What happens when the GSEs go Public and how will it change the market?

Why Builders Should Be Watching This

Most IPOs stay on Wall Street. This one could land right on your sales floor.

Fannie Mae and Freddie Mac are the financing backbone for the majority of U.S. home loans. If their structure, capital, or pricing changes, it ripples directly into buyers’ monthly payments — and from there into your sales velocity.

Last week, the Trump administration put a potential IPO back on the front page. If these mortgage giants return to private ownership, the industry could see one of the most significant shifts since the 2008 financial crisis.

 

Where We Are Today — The Financing Engine Behind Your Buyers

Here’s the current lay of the land:

Mortgage bond ownership:

  • Federal Reserve: ~30%

  • Foreign central banks: ~12–13%

  • Domestic institutions: the remainder

Why it matters: This investor mix helps keep mortgage rates relatively stable and credit flowing and accessible.
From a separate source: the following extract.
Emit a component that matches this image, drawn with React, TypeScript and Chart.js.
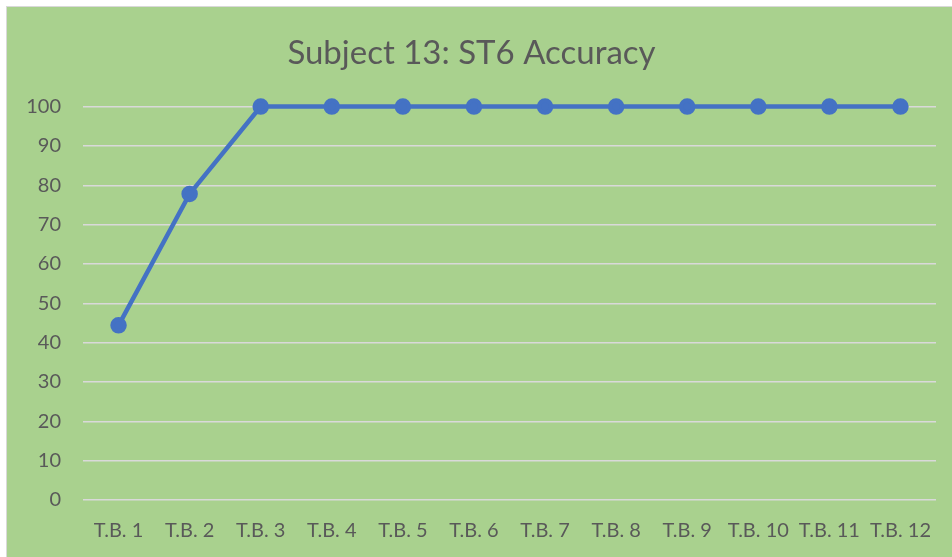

The scale of Fannie and Freddie’s role:

  • Fannie Mae (2024): $381B in liquidity → financed ~1.4M home purchases, refinances, and rental units.

  • Freddie Mac (2024): $411B in liquidity → financed ~1.6M families buying, refinancing, or renting a home.

  • Collectively they guarantee about 70% of the US mortgage market.

  • Builder takeaway: When the stability of this system changes, buyer affordability and sales volume can shift almost overnight.

The IPO Shift — What Could Change

  1. Backstop Certainty If investors think the government guarantee is weaker, they’ll demand higher returns for buying mortgage-backed securities (MBS). Higher yields = higher mortgage rates.

  2. Capital Requirements Post-IPO, the GSEs will have shareholders expecting returns. That could mean higher guarantee fees, more loan level pricing adjustors to be passed straight to borrowers.

  3. Investor Mix Changes If the Fed or foreign banks pull back, private capital steps in, often at a higher cost.

Why the Administration Supports It

  • Raise Federal Revenue — IPO proceeds could bring in $20–30B for the U.S. Treasury, with combined GSE net worth estimated at ~$300B.

  • Return to Private Market Discipline — Private ownership is expected to drive efficiency, innovation, and new accountability.

  • Hybrid Oversight — Some government involvement may remain, preserving partial guarantees.

Economists’ & Investors’ Views

  • Innovation & Efficiency — Private capital could fuel new products, Ai deployment better underwriting, and stronger risk management.

  • Capital Build-Up — Proceeds could fortify reserves and reduce taxpayer exposure.

  • Merger Synergies — Combining Fannie and Freddie could cut costs and potentially lower rates.

  • Counterpoint: Some argue they should stay quasi-public and partly under government control to serve as a natural stabilizer during economic downturns.

Potential Impacts on New Home Sales

  1. Higher Mortgage Rates — At this point even a 0.25% jump can push buyers out of qualification.

  2. Tighter Credit Box — More denials for first-time buyers or those with smaller down payments.

  3. Greater Rate Volatility — More difficulty in locking incentives at an affordable price.

  4. Margin Compression — Higher LLPAs and risk premiums squeeze lender and builder profitability.

  5. Innovation Upside — Possible new products and faster processes for well-qualified buyers.

  6. Potential Innovation- could lead to new capital and eliminating red tape which could result lower interest rates.

Strategic Moves Builders Can Make Now

  • Budget for Pricier Rate Incentives — Factor higher buy-down costs into sales plans.

  • Strengthen Financing Partnerships — Work with JVs or preferred lenders who control their pricing channels.

  • Expand Product Access — Ensure your buyers can access a wide variety of investor programs not just standard Fannie/ Freddie loans.

  • Go GSE Direct — Use lenders who sell directly to Fannie and Freddie to avoid unnecessary markups.

  • Hedging Expertise Matters — Partner with lenders who use advanced pricing strategies to remain competitive.

  • Plan for Volatility — Build flexibility into pricing and incentive strategies.

Builder Key Takeaways:

The IPO could tighten the gears in the mortgage machine — but builders who prepare now can keep their sales engine running smoothly.

Your best defense against market shifts is control and transparency — over your financing, your incentives, and your buyer experience. Find a partner that you can trust, is informed and excels in their capital markets strategies.

Privatizing the GSEs will be a multi-year process, dependent on legislation, capital restructuring, and regulatory clarity. However, political climate could accelerate the timeline. As top banking leaders and policymakers shape the future of the secondary mortgage market, the building industry needs to watch closely.

The next few years could bring a redefined mortgage landscape. Builders who adapt fastest will stay ahead of the curve and win.